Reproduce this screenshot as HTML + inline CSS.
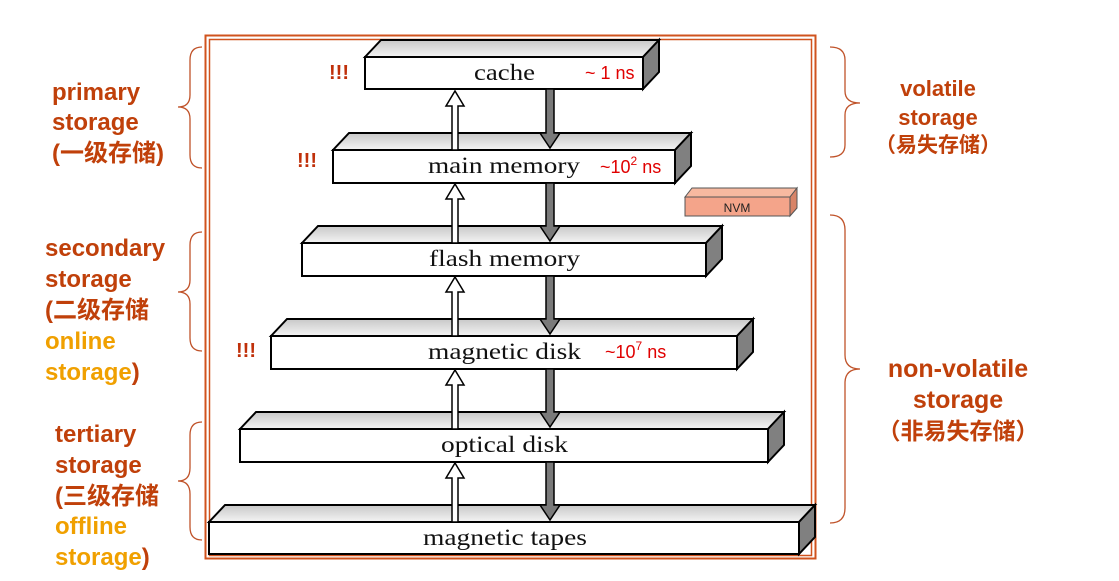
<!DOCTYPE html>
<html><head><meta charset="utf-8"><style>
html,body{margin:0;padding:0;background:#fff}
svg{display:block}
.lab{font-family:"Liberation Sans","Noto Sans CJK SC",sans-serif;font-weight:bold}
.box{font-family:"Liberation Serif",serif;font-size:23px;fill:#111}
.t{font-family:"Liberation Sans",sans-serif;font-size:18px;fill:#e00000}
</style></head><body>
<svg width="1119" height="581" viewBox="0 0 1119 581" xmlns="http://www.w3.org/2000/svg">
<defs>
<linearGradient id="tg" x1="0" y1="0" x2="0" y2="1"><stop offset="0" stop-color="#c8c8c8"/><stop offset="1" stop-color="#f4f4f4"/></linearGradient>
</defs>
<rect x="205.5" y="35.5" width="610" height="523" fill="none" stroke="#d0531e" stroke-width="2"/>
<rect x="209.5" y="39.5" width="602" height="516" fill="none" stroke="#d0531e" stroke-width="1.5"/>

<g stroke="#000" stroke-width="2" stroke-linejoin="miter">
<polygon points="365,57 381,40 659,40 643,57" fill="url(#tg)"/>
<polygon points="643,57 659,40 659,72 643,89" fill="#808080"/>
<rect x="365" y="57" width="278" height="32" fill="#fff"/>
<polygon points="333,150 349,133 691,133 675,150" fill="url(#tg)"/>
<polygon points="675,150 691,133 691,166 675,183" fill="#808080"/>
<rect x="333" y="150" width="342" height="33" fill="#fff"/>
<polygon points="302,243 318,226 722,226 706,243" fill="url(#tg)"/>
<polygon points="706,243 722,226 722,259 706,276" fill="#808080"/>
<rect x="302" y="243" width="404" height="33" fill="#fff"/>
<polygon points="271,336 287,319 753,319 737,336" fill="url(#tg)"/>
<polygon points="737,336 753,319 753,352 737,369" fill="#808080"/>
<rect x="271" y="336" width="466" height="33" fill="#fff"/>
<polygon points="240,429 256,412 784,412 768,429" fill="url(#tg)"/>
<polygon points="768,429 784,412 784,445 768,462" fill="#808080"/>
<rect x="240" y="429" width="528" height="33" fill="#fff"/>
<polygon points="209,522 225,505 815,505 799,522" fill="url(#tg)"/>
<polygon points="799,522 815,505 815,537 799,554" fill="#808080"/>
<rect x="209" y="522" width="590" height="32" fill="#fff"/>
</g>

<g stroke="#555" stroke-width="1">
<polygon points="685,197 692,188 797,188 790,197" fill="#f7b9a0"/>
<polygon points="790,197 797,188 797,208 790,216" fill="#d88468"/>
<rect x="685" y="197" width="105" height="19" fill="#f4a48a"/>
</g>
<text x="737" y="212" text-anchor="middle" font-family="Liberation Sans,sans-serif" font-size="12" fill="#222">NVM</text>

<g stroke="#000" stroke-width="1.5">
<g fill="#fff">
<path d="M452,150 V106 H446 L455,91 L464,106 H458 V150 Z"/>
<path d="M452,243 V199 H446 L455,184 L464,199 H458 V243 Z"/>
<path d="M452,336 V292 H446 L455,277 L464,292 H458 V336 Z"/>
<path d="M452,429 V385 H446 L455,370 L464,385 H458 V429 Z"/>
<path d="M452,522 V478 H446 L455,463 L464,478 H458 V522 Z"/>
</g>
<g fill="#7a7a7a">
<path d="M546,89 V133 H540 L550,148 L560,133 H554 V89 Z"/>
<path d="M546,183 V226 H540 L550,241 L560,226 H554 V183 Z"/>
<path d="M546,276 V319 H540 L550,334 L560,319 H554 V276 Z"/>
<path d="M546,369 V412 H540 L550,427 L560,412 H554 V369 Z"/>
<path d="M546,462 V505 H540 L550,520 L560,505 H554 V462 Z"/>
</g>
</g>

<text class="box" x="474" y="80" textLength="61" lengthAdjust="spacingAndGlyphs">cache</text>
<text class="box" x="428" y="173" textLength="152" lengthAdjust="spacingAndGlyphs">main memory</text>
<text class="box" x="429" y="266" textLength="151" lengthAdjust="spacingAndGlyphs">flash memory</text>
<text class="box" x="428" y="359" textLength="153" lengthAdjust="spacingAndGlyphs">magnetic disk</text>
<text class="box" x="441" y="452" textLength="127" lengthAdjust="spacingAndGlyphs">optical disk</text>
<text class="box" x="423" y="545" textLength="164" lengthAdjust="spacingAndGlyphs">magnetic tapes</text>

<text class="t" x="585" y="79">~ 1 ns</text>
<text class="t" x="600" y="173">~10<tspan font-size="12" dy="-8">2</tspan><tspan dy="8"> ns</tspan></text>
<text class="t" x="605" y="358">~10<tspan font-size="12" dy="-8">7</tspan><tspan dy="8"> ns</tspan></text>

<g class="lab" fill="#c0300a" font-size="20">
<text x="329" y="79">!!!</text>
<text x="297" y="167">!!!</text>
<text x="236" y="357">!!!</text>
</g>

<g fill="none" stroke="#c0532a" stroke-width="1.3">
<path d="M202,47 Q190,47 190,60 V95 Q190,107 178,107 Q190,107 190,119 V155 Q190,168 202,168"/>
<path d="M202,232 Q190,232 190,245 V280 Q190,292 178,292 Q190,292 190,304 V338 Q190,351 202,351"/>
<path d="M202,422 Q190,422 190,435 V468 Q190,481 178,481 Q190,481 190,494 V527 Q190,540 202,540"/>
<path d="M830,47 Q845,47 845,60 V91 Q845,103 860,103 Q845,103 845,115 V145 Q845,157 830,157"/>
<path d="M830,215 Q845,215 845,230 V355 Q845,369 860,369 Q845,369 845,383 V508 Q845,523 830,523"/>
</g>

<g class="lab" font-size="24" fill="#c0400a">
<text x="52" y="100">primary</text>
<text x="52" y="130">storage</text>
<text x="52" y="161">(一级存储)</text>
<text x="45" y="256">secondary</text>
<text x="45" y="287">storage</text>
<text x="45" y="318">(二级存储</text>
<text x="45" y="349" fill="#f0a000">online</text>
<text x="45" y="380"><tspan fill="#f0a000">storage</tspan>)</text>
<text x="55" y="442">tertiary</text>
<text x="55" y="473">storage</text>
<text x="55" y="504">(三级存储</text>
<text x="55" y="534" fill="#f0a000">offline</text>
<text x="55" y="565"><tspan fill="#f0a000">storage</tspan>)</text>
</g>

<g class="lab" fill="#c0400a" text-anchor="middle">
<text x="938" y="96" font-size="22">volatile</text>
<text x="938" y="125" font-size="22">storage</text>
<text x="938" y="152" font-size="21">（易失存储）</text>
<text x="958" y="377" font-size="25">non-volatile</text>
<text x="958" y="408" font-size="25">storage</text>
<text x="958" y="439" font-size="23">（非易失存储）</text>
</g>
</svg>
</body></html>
--
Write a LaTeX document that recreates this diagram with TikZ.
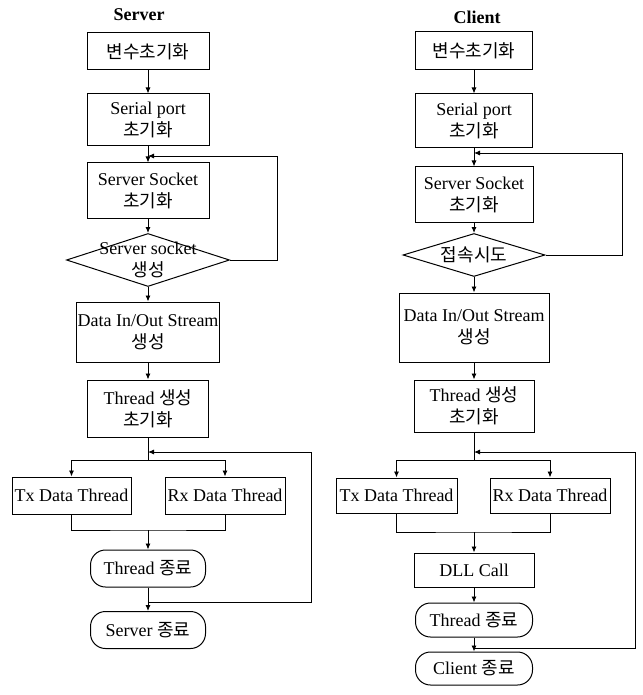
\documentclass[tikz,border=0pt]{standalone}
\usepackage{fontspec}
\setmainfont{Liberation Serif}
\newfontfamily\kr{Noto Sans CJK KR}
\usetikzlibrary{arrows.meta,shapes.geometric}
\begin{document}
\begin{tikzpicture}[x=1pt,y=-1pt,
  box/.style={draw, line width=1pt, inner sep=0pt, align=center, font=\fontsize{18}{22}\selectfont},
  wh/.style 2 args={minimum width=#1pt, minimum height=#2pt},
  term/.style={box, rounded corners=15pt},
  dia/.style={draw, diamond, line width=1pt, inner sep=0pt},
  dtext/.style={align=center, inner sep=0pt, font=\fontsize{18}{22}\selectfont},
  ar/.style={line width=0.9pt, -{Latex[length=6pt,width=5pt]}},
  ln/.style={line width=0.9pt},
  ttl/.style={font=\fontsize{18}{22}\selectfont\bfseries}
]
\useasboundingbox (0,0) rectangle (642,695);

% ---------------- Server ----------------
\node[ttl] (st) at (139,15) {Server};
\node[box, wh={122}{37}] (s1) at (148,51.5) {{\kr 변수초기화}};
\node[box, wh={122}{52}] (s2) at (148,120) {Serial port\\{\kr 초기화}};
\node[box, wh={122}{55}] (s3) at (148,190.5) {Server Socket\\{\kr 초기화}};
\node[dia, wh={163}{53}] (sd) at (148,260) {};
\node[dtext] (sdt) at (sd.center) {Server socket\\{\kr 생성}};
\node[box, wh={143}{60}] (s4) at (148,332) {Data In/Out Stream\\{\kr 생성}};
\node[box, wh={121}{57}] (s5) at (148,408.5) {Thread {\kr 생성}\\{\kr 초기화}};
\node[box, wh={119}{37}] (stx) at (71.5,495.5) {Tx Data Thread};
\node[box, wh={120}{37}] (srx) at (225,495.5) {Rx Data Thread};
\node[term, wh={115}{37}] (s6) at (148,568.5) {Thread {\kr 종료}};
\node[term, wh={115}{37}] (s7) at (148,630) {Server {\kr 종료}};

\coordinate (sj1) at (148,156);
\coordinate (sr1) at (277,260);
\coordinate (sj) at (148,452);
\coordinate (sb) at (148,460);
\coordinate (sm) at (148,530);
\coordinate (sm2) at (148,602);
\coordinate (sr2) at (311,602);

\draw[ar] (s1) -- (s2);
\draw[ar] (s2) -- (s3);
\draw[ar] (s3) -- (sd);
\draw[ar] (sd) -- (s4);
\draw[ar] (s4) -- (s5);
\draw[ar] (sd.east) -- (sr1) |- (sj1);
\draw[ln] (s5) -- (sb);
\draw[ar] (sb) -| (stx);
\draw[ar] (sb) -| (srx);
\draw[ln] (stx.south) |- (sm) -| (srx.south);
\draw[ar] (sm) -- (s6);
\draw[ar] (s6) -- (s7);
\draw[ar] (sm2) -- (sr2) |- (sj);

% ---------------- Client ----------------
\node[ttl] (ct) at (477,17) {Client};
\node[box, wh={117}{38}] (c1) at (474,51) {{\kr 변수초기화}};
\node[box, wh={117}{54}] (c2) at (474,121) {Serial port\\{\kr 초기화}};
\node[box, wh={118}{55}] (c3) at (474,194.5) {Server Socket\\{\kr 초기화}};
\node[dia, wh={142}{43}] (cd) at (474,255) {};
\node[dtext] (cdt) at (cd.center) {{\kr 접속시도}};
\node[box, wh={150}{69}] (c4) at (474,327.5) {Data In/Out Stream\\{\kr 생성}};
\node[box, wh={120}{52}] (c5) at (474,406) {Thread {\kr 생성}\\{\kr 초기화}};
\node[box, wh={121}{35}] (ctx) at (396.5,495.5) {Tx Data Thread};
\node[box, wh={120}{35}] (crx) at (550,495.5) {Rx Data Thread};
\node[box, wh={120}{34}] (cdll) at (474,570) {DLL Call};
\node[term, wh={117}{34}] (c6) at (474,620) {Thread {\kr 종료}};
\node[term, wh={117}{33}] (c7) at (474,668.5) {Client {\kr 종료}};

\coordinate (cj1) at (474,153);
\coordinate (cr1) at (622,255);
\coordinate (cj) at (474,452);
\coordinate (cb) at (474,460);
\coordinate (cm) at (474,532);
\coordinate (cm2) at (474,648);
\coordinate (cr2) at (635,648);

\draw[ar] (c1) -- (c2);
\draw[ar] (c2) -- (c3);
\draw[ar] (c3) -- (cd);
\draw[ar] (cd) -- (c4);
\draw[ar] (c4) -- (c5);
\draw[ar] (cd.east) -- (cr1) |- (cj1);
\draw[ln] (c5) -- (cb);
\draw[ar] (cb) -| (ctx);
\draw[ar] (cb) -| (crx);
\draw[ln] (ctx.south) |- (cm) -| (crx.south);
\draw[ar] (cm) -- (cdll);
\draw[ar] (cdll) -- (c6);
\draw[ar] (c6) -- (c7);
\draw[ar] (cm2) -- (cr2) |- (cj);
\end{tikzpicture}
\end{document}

- **EXERCISE DIRECTIONS**:
Copy exactly the part of the material above that opens with the line containing "Write a LaTeX" and closes with the line containing "(sr2) at (311,602);", ends included. Drop the images.

- **EXERCISE RESPONSE**:
Write a LaTeX document that recreates this diagram with TikZ.
\documentclass[tikz,border=0pt]{standalone}
\usepackage{fontspec}
\setmainfont{Liberation Serif}
\newfontfamily\kr{Noto Sans CJK KR}
\usetikzlibrary{arrows.meta,shapes.geometric}
\begin{document}
\begin{tikzpicture}[x=1pt,y=-1pt,
  box/.style={draw, line width=1pt, inner sep=0pt, align=center, font=\fontsize{18}{22}\selectfont},
  wh/.style 2 args={minimum width=#1pt, minimum height=#2pt},
  term/.style={box, rounded corners=15pt},
  dia/.style={draw, diamond, line width=1pt, inner sep=0pt},
  dtext/.style={align=center, inner sep=0pt, font=\fontsize{18}{22}\selectfont},
  ar/.style={line width=0.9pt, -{Latex[length=6pt,width=5pt]}},
  ln/.style={line width=0.9pt},
  ttl/.style={font=\fontsize{18}{22}\selectfont\bfseries}
]
\useasboundingbox (0,0) rectangle (642,695);

% ---------------- Server ----------------
\node[ttl] (st) at (139,15) {Server};
\node[box, wh={122}{37}] (s1) at (148,51.5) {{\kr 변수초기화}};
\node[box, wh={122}{52}] (s2) at (148,120) {Serial port\\{\kr 초기화}};
\node[box, wh={122}{55}] (s3) at (148,190.5) {Server Socket\\{\kr 초기화}};
\node[dia, wh={163}{53}] (sd) at (148,260) {};
\node[dtext] (sdt) at (sd.center) {Server socket\\{\kr 생성}};
\node[box, wh={143}{60}] (s4) at (148,332) {Data In/Out Stream\\{\kr 생성}};
\node[box, wh={121}{57}] (s5) at (148,408.5) {Thread {\kr 생성}\\{\kr 초기화}};
\node[box, wh={119}{37}] (stx) at (71.5,495.5) {Tx Data Thread};
\node[box, wh={120}{37}] (srx) at (225,495.5) {Rx Data Thread};
\node[term, wh={115}{37}] (s6) at (148,568.5) {Thread {\kr 종료}};
\node[term, wh={115}{37}] (s7) at (148,630) {Server {\kr 종료}};

\coordinate (sj1) at (148,156);
\coordinate (sr1) at (277,260);
\coordinate (sj) at (148,452);
\coordinate (sb) at (148,460);
\coordinate (sm) at (148,530);
\coordinate (sm2) at (148,602);
\coordinate (sr2) at (311,602);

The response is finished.